When I was a kid, I’d get seriously upset if “my” team didn’t have a player that was a showcase guy out on the field or the ice. I think I may inherently hate professional basketball because of the fact that only a handful of teams are represented in the NBA All Star Game.

Major League Baseball has a long lived tradition that every team in the league is to have at least one player on their All Star Game roster. If an All Star game is supposed to be a showcase of talent, then the “every team is represented” rule doesn't hold water, but it’s great for appeasing 10 year-old boys who want to see their team represented.

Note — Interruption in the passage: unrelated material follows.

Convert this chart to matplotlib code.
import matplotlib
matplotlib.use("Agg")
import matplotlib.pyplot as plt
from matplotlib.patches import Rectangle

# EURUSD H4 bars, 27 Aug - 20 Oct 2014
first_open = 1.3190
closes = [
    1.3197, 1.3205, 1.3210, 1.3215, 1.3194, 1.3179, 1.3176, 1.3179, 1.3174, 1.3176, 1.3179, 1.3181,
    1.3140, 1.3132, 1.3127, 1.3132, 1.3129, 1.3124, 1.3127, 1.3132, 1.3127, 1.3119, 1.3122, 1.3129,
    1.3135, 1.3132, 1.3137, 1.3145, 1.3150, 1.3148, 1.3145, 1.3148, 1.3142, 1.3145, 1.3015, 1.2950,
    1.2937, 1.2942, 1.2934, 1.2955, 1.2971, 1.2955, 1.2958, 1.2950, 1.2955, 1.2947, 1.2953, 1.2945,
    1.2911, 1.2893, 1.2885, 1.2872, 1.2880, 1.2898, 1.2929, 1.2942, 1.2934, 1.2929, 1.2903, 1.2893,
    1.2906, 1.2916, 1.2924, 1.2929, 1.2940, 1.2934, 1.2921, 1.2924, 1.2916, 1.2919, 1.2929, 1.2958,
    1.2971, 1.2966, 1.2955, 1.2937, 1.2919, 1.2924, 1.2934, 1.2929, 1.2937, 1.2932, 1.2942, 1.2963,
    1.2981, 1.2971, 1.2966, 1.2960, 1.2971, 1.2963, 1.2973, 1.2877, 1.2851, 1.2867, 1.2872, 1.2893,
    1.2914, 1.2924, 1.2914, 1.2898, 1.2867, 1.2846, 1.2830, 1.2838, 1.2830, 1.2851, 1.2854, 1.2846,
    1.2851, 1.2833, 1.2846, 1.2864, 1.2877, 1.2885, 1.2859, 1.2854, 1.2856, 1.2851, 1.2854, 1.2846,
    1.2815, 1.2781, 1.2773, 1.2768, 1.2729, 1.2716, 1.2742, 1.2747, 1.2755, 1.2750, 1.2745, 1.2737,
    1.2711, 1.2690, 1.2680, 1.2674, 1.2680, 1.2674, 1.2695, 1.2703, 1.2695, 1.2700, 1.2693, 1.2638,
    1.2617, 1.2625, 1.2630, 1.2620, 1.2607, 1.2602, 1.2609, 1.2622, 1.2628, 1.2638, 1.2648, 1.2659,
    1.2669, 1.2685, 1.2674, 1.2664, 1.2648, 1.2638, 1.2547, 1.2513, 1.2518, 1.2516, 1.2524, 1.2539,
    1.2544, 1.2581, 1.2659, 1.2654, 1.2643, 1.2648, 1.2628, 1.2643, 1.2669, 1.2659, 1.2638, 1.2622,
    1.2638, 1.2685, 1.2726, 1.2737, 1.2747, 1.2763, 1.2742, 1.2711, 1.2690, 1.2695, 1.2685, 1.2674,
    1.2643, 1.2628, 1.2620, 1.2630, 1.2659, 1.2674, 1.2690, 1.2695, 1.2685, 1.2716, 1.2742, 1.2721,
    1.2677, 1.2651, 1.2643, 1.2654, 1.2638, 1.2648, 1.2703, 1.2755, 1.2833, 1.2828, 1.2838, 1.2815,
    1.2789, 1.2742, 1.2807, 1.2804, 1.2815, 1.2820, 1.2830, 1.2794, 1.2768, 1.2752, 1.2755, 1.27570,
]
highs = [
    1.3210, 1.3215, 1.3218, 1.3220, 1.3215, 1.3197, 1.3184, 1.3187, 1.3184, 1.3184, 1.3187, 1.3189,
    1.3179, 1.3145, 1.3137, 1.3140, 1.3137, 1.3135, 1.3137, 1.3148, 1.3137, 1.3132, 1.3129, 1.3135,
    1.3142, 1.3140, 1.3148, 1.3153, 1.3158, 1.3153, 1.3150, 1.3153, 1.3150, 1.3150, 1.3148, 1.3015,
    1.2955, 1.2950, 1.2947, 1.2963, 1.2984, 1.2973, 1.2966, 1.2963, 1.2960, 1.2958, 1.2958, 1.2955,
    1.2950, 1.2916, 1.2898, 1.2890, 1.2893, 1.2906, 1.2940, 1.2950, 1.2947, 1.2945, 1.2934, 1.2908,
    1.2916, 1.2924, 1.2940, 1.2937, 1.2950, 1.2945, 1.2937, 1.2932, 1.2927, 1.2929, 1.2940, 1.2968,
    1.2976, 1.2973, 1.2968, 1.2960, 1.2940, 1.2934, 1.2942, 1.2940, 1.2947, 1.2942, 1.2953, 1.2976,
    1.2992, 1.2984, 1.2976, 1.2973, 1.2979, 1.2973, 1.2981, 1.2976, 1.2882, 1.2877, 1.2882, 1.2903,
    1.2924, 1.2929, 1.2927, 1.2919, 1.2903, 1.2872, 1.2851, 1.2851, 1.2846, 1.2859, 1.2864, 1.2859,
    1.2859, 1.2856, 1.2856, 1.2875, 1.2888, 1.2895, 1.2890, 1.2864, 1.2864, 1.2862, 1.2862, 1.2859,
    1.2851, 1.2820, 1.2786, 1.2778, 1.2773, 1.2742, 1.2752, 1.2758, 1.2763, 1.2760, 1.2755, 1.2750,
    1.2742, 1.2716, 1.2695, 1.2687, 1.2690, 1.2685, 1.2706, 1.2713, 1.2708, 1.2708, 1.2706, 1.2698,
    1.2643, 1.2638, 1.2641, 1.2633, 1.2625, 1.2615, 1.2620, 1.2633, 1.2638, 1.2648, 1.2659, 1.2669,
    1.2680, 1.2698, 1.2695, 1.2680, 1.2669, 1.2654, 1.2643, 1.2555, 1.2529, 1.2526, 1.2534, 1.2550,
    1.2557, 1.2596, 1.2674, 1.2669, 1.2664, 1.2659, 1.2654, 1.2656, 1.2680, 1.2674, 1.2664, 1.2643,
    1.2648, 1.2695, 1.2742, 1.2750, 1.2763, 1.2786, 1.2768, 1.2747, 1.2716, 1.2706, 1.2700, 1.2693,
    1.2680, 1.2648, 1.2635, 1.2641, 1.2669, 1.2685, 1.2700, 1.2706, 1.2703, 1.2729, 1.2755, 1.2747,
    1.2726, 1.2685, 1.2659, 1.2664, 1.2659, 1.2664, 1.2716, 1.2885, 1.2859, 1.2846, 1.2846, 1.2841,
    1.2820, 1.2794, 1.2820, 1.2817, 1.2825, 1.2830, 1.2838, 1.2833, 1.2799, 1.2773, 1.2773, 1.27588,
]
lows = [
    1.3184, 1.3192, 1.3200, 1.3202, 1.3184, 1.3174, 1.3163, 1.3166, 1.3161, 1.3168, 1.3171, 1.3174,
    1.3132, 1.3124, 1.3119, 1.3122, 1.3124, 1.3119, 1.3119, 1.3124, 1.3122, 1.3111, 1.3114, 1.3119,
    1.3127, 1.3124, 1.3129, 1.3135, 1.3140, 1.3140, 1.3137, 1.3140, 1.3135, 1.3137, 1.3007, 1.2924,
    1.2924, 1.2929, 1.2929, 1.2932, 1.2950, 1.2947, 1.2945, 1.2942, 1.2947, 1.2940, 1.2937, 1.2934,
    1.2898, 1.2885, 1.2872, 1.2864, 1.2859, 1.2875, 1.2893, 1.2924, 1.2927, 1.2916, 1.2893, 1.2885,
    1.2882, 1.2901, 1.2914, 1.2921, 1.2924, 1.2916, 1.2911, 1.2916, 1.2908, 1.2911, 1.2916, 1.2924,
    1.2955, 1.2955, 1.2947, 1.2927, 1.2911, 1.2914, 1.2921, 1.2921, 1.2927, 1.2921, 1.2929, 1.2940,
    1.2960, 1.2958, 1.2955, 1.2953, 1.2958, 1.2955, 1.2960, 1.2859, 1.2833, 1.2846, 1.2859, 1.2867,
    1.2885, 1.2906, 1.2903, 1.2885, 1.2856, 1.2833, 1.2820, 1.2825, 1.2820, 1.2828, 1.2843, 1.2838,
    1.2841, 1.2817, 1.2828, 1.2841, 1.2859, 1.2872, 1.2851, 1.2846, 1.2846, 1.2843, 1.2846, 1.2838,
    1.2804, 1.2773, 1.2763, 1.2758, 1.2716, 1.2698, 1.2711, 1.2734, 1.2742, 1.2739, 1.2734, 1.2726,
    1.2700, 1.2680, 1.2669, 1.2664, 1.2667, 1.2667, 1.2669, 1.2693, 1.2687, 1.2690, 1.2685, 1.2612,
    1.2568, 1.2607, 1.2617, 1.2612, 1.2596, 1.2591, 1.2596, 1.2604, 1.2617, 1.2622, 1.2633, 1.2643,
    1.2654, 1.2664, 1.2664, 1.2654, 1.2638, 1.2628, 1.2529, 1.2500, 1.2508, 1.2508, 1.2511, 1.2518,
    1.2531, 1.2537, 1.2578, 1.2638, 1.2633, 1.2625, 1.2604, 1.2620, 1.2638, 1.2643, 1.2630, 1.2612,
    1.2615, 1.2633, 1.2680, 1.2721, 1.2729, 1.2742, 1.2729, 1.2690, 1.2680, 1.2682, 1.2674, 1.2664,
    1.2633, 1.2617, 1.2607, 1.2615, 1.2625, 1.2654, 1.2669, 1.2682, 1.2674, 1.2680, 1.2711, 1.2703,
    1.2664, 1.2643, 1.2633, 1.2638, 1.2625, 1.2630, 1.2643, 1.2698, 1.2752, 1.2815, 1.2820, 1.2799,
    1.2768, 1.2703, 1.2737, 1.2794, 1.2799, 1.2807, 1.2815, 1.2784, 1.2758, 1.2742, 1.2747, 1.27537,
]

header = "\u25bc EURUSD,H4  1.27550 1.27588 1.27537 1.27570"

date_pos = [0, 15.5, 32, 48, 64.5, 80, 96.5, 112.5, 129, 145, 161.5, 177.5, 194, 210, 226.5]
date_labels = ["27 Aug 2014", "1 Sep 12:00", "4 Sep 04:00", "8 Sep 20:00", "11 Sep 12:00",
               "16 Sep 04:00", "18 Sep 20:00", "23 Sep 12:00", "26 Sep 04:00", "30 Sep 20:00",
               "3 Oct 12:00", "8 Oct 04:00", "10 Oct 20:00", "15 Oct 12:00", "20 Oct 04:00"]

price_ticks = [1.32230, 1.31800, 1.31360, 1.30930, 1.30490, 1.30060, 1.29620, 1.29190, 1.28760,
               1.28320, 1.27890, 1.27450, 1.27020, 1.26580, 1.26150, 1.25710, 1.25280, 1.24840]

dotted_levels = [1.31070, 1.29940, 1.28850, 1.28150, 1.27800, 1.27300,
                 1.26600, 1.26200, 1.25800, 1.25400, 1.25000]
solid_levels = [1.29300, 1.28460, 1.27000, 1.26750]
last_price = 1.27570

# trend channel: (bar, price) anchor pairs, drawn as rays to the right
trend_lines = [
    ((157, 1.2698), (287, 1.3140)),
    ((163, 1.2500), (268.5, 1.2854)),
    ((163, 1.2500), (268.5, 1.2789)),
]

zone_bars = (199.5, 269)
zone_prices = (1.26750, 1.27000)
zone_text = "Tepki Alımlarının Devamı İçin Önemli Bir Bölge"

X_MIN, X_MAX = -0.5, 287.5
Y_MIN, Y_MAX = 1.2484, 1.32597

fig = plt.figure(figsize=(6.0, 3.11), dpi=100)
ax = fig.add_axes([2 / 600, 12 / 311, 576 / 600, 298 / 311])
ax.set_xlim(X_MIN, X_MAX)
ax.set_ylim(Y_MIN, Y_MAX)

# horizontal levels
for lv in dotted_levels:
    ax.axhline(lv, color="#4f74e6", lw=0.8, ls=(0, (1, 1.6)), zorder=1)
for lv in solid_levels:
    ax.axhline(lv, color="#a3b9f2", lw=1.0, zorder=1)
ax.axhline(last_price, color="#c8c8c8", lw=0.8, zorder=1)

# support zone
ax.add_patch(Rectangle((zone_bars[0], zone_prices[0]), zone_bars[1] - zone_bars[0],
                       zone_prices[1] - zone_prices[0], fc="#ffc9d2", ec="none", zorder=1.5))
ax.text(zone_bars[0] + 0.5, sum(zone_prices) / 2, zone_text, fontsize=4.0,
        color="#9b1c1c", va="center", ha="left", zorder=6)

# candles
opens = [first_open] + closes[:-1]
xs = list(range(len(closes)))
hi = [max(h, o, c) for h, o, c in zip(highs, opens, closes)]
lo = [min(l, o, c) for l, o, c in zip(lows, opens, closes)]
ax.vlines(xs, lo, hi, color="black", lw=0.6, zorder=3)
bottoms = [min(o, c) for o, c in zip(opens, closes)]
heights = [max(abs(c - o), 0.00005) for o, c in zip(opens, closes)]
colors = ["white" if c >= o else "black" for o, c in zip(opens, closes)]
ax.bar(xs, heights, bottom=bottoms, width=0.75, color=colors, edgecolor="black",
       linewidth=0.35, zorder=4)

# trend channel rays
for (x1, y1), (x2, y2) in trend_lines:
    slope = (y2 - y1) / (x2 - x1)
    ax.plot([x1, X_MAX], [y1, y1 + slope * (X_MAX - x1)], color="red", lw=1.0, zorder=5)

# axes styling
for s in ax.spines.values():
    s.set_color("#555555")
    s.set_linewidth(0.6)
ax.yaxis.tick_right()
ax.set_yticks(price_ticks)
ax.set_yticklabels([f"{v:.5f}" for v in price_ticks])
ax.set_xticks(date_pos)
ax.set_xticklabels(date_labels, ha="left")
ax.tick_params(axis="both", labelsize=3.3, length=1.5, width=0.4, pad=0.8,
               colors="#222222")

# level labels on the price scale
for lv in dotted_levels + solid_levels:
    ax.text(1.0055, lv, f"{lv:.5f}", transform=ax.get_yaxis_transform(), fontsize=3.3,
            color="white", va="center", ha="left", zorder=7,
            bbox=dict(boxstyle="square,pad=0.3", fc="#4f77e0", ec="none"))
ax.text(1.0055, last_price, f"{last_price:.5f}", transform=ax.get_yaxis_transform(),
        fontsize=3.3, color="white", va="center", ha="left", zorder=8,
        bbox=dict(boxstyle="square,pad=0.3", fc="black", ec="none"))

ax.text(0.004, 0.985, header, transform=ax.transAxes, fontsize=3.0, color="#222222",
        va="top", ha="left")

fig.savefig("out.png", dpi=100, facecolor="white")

Maybe that’s another thing that baseball gets. The showcase is about marketing your product at the end of the day. The NHL has always had a nice mixture of players, but the fundamental rule of putting a product in front of your customer’s that is compelling just misses the mark when it comes to the NHL All Star Game.

There is no drama and when you cross that with a game that averages 5 to 6 goals per game, it’s not really conducive to lots of dramatic offense. By that I mean offense that’s generated real competition. Players opposing each other with intensity and intent. NHL All Star Game scoring is essentially the offense versus a goaltender.

When 90% of the goals are scored because there is no defenseman within 20 feet of the goal, is there really anything to get excited about. The beauty of hockey is the speed, precision and difficulty of moving a small rubber disk across a frozen sheet of ice. When you take the speed and precision out of the equation, it really loses all its allure.

The only thing remotely interesting during Sunday's game was Alex Ovechkin’s decision to throw his stick at a breakaway chance for Matt Duchene. You never see that call made, much less in an All Star game. Heck, you don't even see penalty shots called in an All Star Game, but that's what was awarded to Duchene for Ovechkin’s infraction.

Shark Representation

As for the Sharks that were in Raleigh over the weekend, Dan Boyle and Logan Couture did a nice job of representing the Bay Area. Couture didn’t play in the game, but he got to experience the event up close. Perhaps seeing the guys involved, motivates the youngster to play for something bigger in his career.

Couture was quickly eliminated in the Accuracy Shooting event, falling in the first round, but impressed in the Elimination Shootout event, by beating Boston Bruins goaltender Tim Thomas with a nifty backhand shot that slipped between the netminder’s pads.

Dan Boyle was relegated to passer in the Accuracy Shooting event, but was one of the passing accuracy participants in the Skills Challenge Relay. Boyle was tasked with hitting 6 targets set at various ranges with flat passes and feather passes that were required to clear a 4-inch high obstacle.

Boyle led team Staal in ice time in Sunday’s game, logging 21:54 on 14 shifts. Boyle was even, although he assisted on Eric Staal’s goal with 34 seconds left in the contest.

Riddle Me This?

I watched the second intermission of Sunday’s game to see what all this Guardian Project business was all about. I have to say that my jabs at what I knew about the “project” in my column last Friday didn’t miss the mark. I’m still trying to figure out what the whole intent of the GP is?

Is it a marketing deal between the NHL and Stan Lee? Is it a new anti-terror initiative being sponsored by the government? Perhaps the NHL is getting into the comic book business as a new source of revenue?

I don’t get it, and after watching the unveiling on Sunday, I’m still not sure I can explain what the purpose is.

Former Captain’s New Gig

Former Sharks captain Rob Blake will be “utilizing the things he learned over the 20 years in the league” in his new role with the NHL. What that means exactly is still pretty vague. Blake was interviewed briefly during Sunday’s game, introducing him to the hockey world in his new role.

It was a pretty fitting explanation by Blake, as defenseman don’t really do anything at NHL All Star Games!